Boise-based pilots of the 190th Fighter Squadron at Gowen Field are some of the nation’s best to fly the A-10 fighter jet — and they proved as much during this year’s Hawgsmoke competition Thursday.

The A-10 Thunderbolt II, known as the “Warthog” fighter jet, has played a pivotal role for the Idaho National Air Guard since the late 1990s.

This is the fourth win for the 190th Squadron “Skullbangers,” which puts them in the lead among all A-10 squadrons globally, according to Taylor Walker, who helped promote the event.

As winners of the previous biennial event, they also hosted the nationwide A-10 missile, bombing and tactical gunnery competition this year.

“It was a monster planning this thing,” said Lt. Col. Jason Cobb of the 190th Squadron.

Cobb was a member of the winning crew in the last competition, held in Georgia. This year, he served as one of the organizers of the three-day event.

Fifteen A-10 squadrons from the National Air Guard, active-duty and Air Force Reserves, gathered to put their skills to the test — as well as socialize.

“We kind of just have a big party, we hang out, we tell stories … after the party, we compete,” Cobb said. “We see who the best of the best is.”

The crews don’t receive a scenario until they step out to their aircraft the morning of the competition. It may involve locating a downed airman with a bad radio, while also trying to take out enemy missile launches, Cobb said.

Sometimes, there might be GPS jamming that they have to navigate while targets pop up.

“We have to be ready for almost anything,” he said. “You just have to train to a full spectrum of what we might see in combat situations.”

This year’s event took place at Saylor Creek Range, south of Mountain Home near Bruneau. On Thursday, the crews started south of the range and received their threat level. The aircraft came in lower during each gun run.

The stars of the show are the fighter jets as much as the pilots and maintenance crews. The aircraft was first delivered in 1975 and deployed in 1976. It was the first Air Force aircraft designed for close air support of ground forces, according to an Air Force fact sheet. The Thunderbolt II is known for its maneuverability at low airspeeds and altitudes as well as its accurate weapons systems.

Hawgsmoke was founded by Col. Cliff Latta in 1996, according to the event’s website. Latta was the operations group commander of the 110th Fighter Wing in Michigan, and he wanted to showcase his and other A-10 units. The first event was held in conjunction with the annual Air National Guard A-10 Operations Group Commander Meeting, the website said.

In 2000, the event was reinvented to include more units and more events, the website states.

Cliff, on the website, said, “Hawgsmoke was established to allow current Hawg Pilots an opportunity to show their stuff.
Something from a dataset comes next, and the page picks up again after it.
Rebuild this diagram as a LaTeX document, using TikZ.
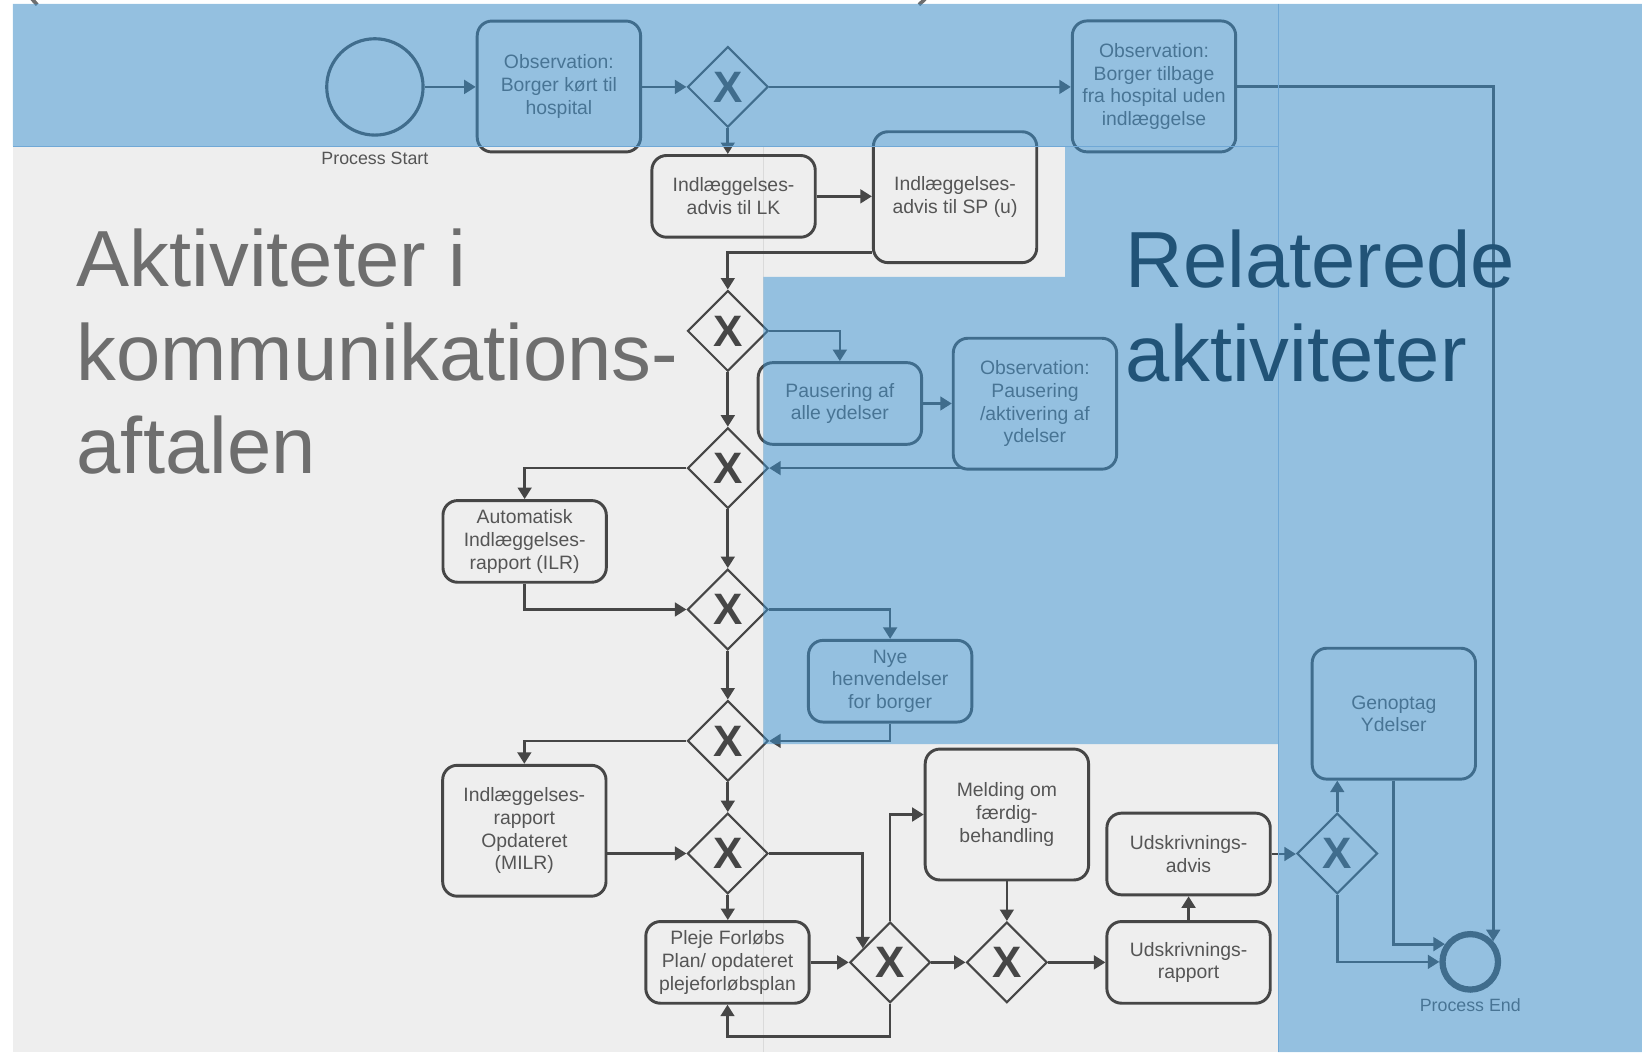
\documentclass[tikz,border=0pt]{standalone}
\usepackage{fontspec}
\setmainfont{Liberation Sans}
\usetikzlibrary{shapes.geometric,arrows.meta,calc}

\definecolor{bggrey}{HTML}{EEEEEE}
\definecolor{lanefaint}{HTML}{DADADA}
\definecolor{ink}{HTML}{464646}
\definecolor{txt}{HTML}{555555}
\definecolor{bigtxt}{HTML}{6E6E6E}
\definecolor{relblue}{HTML}{215377}
\definecolor{laneblue}{RGB}{60,148,212}
\definecolor{laneedge}{RGB}{112,168,214}

\begin{document}
\begin{tikzpicture}[x=1pt,y=-1pt,
  task/.style={draw=ink, line width=2.8pt, rounded corners=14pt, minimum width=156pt,
    minimum height=78pt, align=center, text=txt, inner sep=2pt,
    font=\fontsize{18.5}{21.6}\selectfont},
  tall/.style={task, minimum height=125pt},
  gate/.style={diamond, draw=ink, line width=2pt, minimum width=77pt, minimum height=77pt,
    inner sep=0pt, text=ink, font=\fontsize{42}{42}\selectfont\bfseries},
  flow/.style={draw=ink, line width=2.6pt, -{Triangle[length=11pt,width=13pt]}},
  evlabel/.style={text=txt, inner sep=0pt, font=\fontsize{17}{20}\selectfont},
  big/.style={inner sep=0pt, anchor=base west, font=\fontsize{76}{89}\selectfont},
]
\useasboundingbox (0,0) rectangle (1568,1004.6);

% backgrounds
\fill[white] (0,0) rectangle (1568,1004.6);
\fill[bggrey] (12.4,3.8) rectangle (1568,1004.6);
\draw[lanefaint, line width=0.8pt] (729,139.5) -- (729,1004.6);

% cut-off title fragments
\draw[bigtxt, line width=3.5pt] (30.5,-1) -- (35.5,4.5);
\draw[bigtxt, line width=3.5pt] (883.5,-1) -- (877.5,4.5);

% big lane title
\node[big, text=bigtxt] (akt) at (73,274) {\vtop{\hbox{Aktiviteter i}\hbox{kommunikations-}\hbox{aftalen}}};

% events
\node[draw=ink, circle, line width=3pt, minimum size=92pt, inner sep=0pt] (start) at (358,83) {};
\node[evlabel] (startlbl) at (358,151.3) {Process Start};
\node[draw=ink, circle, line width=6pt, minimum size=53pt, inner sep=0pt] (endc) at (1404,918.5) {};
\node[evlabel] (endlbl) at (1404,959.6) {Process End};

% tasks
\node[tall] (obsA) at (533.7,82.6) {Observation:\\Borger kørt til\\hospital};
\node[tall] (obsB) at (1102,82.5) {Observation:\\Borger tilbage\\fra hospital uden\\indlæggelse};
\node[task] (lk) at (700.5,187.5) {Indlæggelses-\\advis til LK};
\node[tall] (sp) at (912,188.3) {Indlæggelses-\\advis til SP (u)};
\node[task] (paus) at (802,385.3) {Pausering af\\alle ydelser};
\node[tall] (obsC) at (988.3,385.5) {Observation:\\Pausering\\/aktivering af\\ydelser};
\node[task] (ilr) at (501,517) {Automatisk\\Indlæggelses-\\rapport (ILR)};
\node[task] (nye) at (850,650.5) {Nye\\henvendelser\\for borger};
\node[tall] (milr) at (500.7,793.3) {Indlæggelses-\\rapport\\Opdateret\\(MILR)};
\node[task] (pleje) at (694.7,919) {Pleje Forløbs\\Plan/ opdateret\\plejeforløbsplan};
\node[tall] (meld) at (961.5,777.8) {Melding om\\færdig-\\behandling};
\node[task] (ur) at (1135,919) {Udskrivnings-\\rapport};
\node[task] (ua) at (1135,815.5) {Udskrivnings-\\advis};
\node[tall] (gen) at (1331,681.5) {Genoptag\\Ydelser};

% gateways
\node[gate] (g1) at (695,83) {X};
\node[gate] (g2) at (695,316) {X};
\node[gate] (g3) at (695,447) {X};
\node[gate] (g4) at (695,582) {X};
\node[gate] (g5) at (695,707.5) {X};
\node[gate] (g6) at (695,815) {X};
\node[gate] (g7) at (850,919) {X};
\node[gate] (g8) at (961.5,919) {X};
\node[gate] (g9) at (1277,815) {X};

% helper coordinates
\coordinate (c2) at ([yshift=-53pt]sp.west);
\coordinate (c3) at ([xshift=9pt]obsC.south west);
\coordinate (g7in) at ($(g7.north)!0.66!(g7.west)$);
\coordinate (loopy) at (760,989.5);

% flows
\draw[flow] (start.east) -- (start.east -| obsA.west);
\draw[flow] (obsA.east |- g1.west) -- (g1.west);
\draw[flow] (g1.east) -- (g1.east -| obsB.west);
\draw[flow] (obsB.east) -| (endc.42);
\draw[flow] (g1.south) -- (g1.south |- lk.north);
\draw[flow] (lk.east) -- (lk.east -| sp.west);
\draw[flow] (c2) -| (g2.north);
\draw[flow] (g2.east) -| (paus.north);
\draw[flow] (paus.east) -- (paus.east -| obsC.west);
\draw[flow] (c3 |- g3.east) -- (g3.east);
\draw[flow] (g2.south) -- (g3.north);
\draw[flow] (g3.west) -| (ilr.north);
\draw[flow] (ilr.south) |- (g4.west);
\draw[flow] (g3.south) -- (g4.north);
\draw[flow] (g4.east) -| (nye.north);
\draw[flow] (nye.south) |- (g5.east);
\draw[flow] (g4.south) -- (g5.north);
\draw[flow] (g5.west) -| (milr.north);
\draw[flow] (milr.east |- g6.west) -- (g6.west);
\draw[flow] (g5.south) -- (g6.north);
\draw[flow] (g6.east) -| (g7in);
\draw[flow] (g6.south) -- (g6.south |- pleje.north);
\draw[flow] (pleje.east) -- (g7.west);
\draw[flow] (g7.south) -- (g7.south |- loopy) -| (pleje.south);
\draw[flow] (g7.north) |- (meld.west);
\draw[flow] (meld.south) -- (g8.north);
\draw[flow] (g7.east) -- (g8.west);
\draw[flow] (g8.east) -- (ur.west);
\draw[flow] (ur.north) -- (ua.south);
\draw[flow] (ua.east) -- (ua.east -| g9.west);
\draw[flow] (g9.north) -- (g9.north |- gen.south);
\draw[flow] (gen.south) |- (endc.145);
\draw[flow] (g9.south) |- (endc.west);

% translucent blue lane overlay
\fill[laneblue, fill opacity=0.5] (12.4,3.8) -- (1568,3.8) -- (1568,1004.6) -- (1220.5,1004.6)
  -- (1220.5,710.5) -- (729,710.5) -- (729,264.5) -- (1017,264.5) -- (1017,139.5)
  -- (12.4,139.5) -- cycle;
\draw[laneedge, line width=1pt] (1220.5,3.8) -- (1220.5,1004.6);
\draw[laneedge, line width=1pt] (12.4,139.5) -- (1220.5,139.5);

% related lane title
\node[big, text=relblue] (rel) at (1075,275) {\vtop{\hbox{Relaterede}\hbox{aktiviteter}}};
\end{tikzpicture}
\end{document}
The goal was to have a low key fighter pilot weekend with the comrades … that just happened to have a competition attached.”

The 190th Squadron is now back-to-back winners of the event. In 2021, the squadron took home all three team awards: overall champion, top bombing team and top tactical team. Cobb credited the Skullbangers’ success with the experience of the pilots at Gowen Field, who are “a little older” with some more flight time than many other units, he said.
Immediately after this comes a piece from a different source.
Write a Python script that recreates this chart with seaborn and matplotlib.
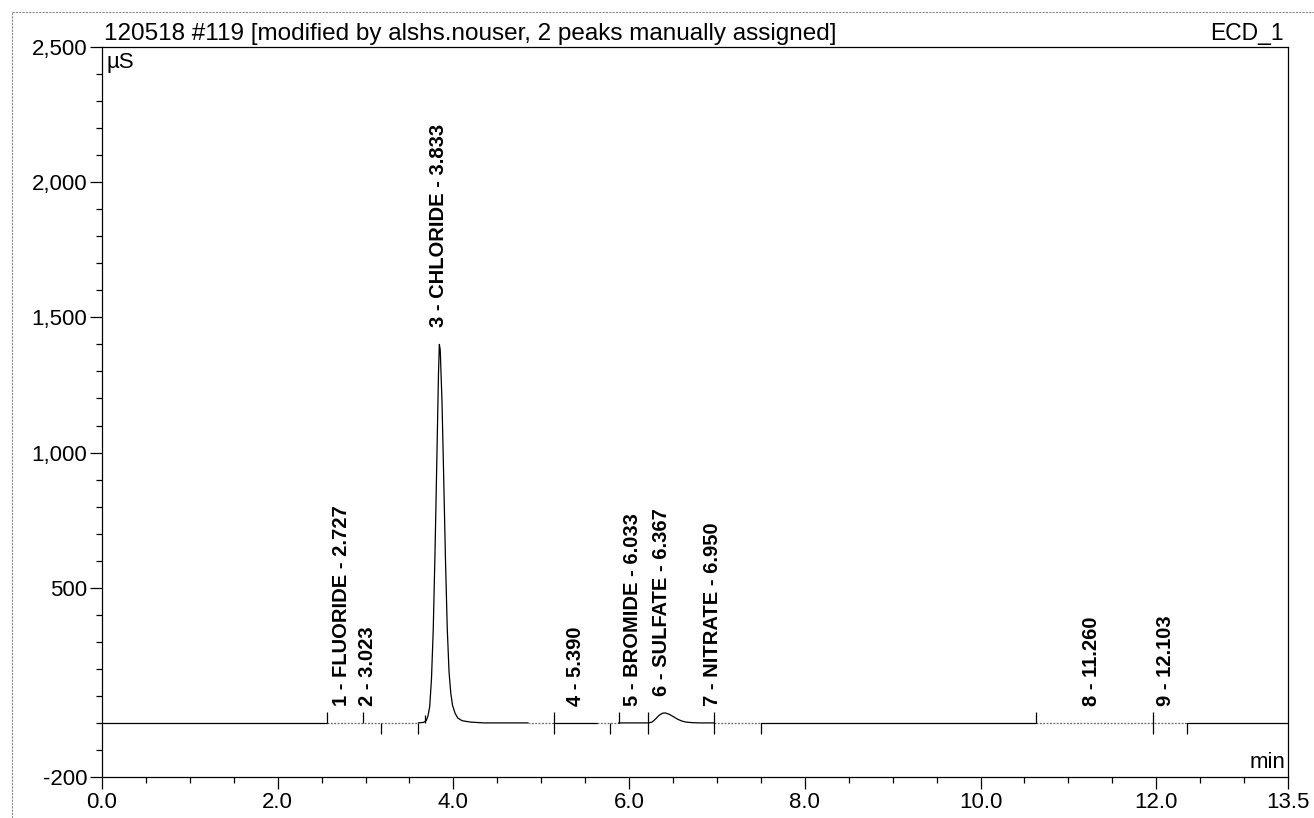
import numpy as np
import pandas as pd
import matplotlib
matplotlib.use("Agg")
import matplotlib.pyplot as plt
from matplotlib.lines import Line2D
from matplotlib.ticker import FixedLocator, MultipleLocator
import seaborn as sns

# ---------------- data ----------------
time_min = [0.0, 2.56, 2.97, 3.18, 3.60,
            3.66, 3.69, 3.71, 3.73, 3.75, 3.77, 3.79, 3.81, 3.83, 3.84, 3.85,
            3.87, 3.89, 3.91, 3.93, 3.95, 3.97, 3.99, 4.02, 4.05, 4.10, 4.20,
            4.35, 4.85, 5.14, 5.64, 5.88, 6.22,
            6.26, 6.30, 6.34, 6.38, 6.41, 6.45, 6.50, 6.55, 6.60, 6.65, 6.72,
            6.80, 6.97, 7.50, 10.63, 11.96, 12.35, 13.5]
signal_uS = [0, 0, 0, 0, 0,
             2, 8, 25, 60, 160, 340, 620, 950, 1290, 1400, 1380,
             1190, 900, 600, 350, 190, 110, 65, 35, 18, 8, 3,
             0, 0, 0, 0, 0, 0,
             3, 14, 28, 36, 37, 33, 24, 14, 7, 3, 1,
             0, 0, 0, 0, 0, 0, 0]

peak_times = [2.727, 3.023, 3.833, 5.390, 6.033, 6.367, 6.950, 11.260, 12.103]
peak_labels = ["1 - FLUORIDE - 2.727", "2 - 3.023", "3 - CHLORIDE - 3.833",
               "4 - 5.390", "5 - BROMIDE - 6.033", "6 - SULFATE - 6.367",
               "7 - NITRATE - 6.950", "8 - 11.260", "9 - 12.103"]

# peak delimiters (integration marks)
delim_time = [2.56, 2.97, 3.18, 3.60, 3.68, 5.14, 5.78, 5.88, 6.22, 6.97, 7.50, 10.63, 11.96, 12.35]
delim_low = [0, 0, -40, -40, 0, -40, -40, 0, -40, -40, -40, 0, -40, -40]
delim_high = [40, 40, 0, 0, 30, 40, 0, 40, 40, 40, 0, 40, 40, 0]

# trace boundaries: segments alternate solid / dotted (integrated windows)
seg_bounds = [0.0, 2.56, 3.60, 4.85, 5.14, 5.64, 5.88, 6.97, 7.50, 10.63, 12.35, 13.5]

x_major = [0.0, 2.0, 4.0, 6.0, 8.0, 10.0, 12.0, 13.5]
x_major_labels = ["0.0", "2.0", "4.0", "6.0", "8.0", "10.0", "12.0", "13.5"]
y_major = [-200, 500, 1000, 1500, 2000, 2500]
y_major_labels = ["-200", "500", "1,000", "1,500", "2,000", "2,500"]

title_text = "120518 #119 [modified by alshs.nouser, 2 peaks manually assigned]"
channel_text = "ECD_1"

# ---------------- styling ----------------
sns.set_style("white")
plt.rcParams["font.family"] = ["Liberation Sans", "DejaVu Sans"]

W, H = 1314, 818
fig = plt.figure(figsize=(W / 100, H / 100), dpi=100)
ax = fig.add_axes([102 / W, (H - 777) / H, (1288 - 102) / W, (777 - 47) / H])

df = pd.DataFrame({"time": time_min, "signal": signal_uS})
for i in range(len(seg_bounds) - 1):
    seg = df[(df.time >= seg_bounds[i]) & (df.time <= seg_bounds[i + 1])]
    dotted = (i % 2 == 1)
    sns.lineplot(data=seg, x="time", y="signal", ax=ax, estimator=None, sort=False,
                 color="#666666" if dotted else "black", lw=0.9,
                 linestyle=(0, (1.5, 1.2)) if dotted else "-", legend=False)

ax.vlines(delim_time, delim_low, delim_high, color="black", lw=0.9)

t_arr = np.asarray(time_min)
s_arr = np.asarray(signal_uS)
for t, lab in zip(peak_times, peak_labels):
    near = np.abs(t_arr - t) <= 0.03
    yv = max(np.interp(t, t_arr, s_arr), s_arr[near].max() if near.any() else 0)
    ax.annotate(lab, xy=(t, yv), xytext=(0, 17), textcoords="offset pixels",
                rotation=90, ha="center", va="bottom", fontsize=14.5,
                fontweight="bold", color="black")

ax.set_xlim(0, 13.5)
ax.set_ylim(-200, 2500)
ax.set_xlabel("")
ax.set_ylabel("")

ax.xaxis.set_major_locator(FixedLocator(x_major))
ax.set_xticklabels(x_major_labels)
ax.xaxis.set_minor_locator(MultipleLocator(0.5))
ax.yaxis.set_major_locator(FixedLocator(y_major))
ax.set_yticklabels(y_major_labels)
ax.yaxis.set_minor_locator(MultipleLocator(100))

ax.tick_params(axis="both", which="major", direction="out", length=8.5, width=0.9,
               color="black", labelsize=16, pad=2, labelcolor="black")
ax.tick_params(axis="both", which="minor", direction="out", length=4.5, width=0.9,
               color="black")
ax.tick_params(axis="x", which="both", bottom=True)
ax.tick_params(axis="y", which="both", left=True)

for s in ax.spines.values():
    s.set_color("black")
    s.set_linewidth(0.9)
    s.set_visible(True)

# texts around the plot
ax.text(0.0015, 1.003, title_text, transform=ax.transAxes, ha="left", va="bottom",
        fontsize=17.5, color="black")
ax.text(0.996, 1.003, channel_text, transform=ax.transAxes, ha="right", va="bottom",
        fontsize=16.5, color="black")
ax.text(0.004, 0.993, "µS", transform=ax.transAxes, ha="left", va="top",
        fontsize=16, color="black")
ax.text(0.998, 0.006, "min", transform=ax.transAxes, ha="right", va="bottom",
        fontsize=16, color="black")

# outer page frame (dotted gray)
fig.add_artist(Line2D([12 / W, 12 / W], [0, 1 - 12 / H], transform=fig.transFigure,
                      color="#888888", lw=0.8, linestyle=(0, (2, 1))))
fig.add_artist(Line2D([12 / W, 1], [1 - 12 / H, 1 - 12 / H], transform=fig.transFigure,
                      color="#888888", lw=0.8, linestyle=(0, (2, 1))))

fig.savefig("out.png", dpi=100)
He said there’s concern that the A-10 will soon be retired. The Air Force has proposed the retirement of the A-10 fleet in the 2015, 2016 and 2017 budget cycles, Politico reported in June. Each time, Congress rejected the retirement, arguing there wasn’t an adequate replacement, the article said.

However, the concern is still present in places like the 124th Fighter Wing at Gowen Field. In the event of the fighter jet’s retirement, Cobb said, it will be important for community leaders to advocate for a “follow-on” mission with a new jet at the local base.

“We have a lot of experienced pilots here, that’s why we win Hawgsmoke,” Cobb said. “We don’t want to lose that experience if the A-10 does go away.”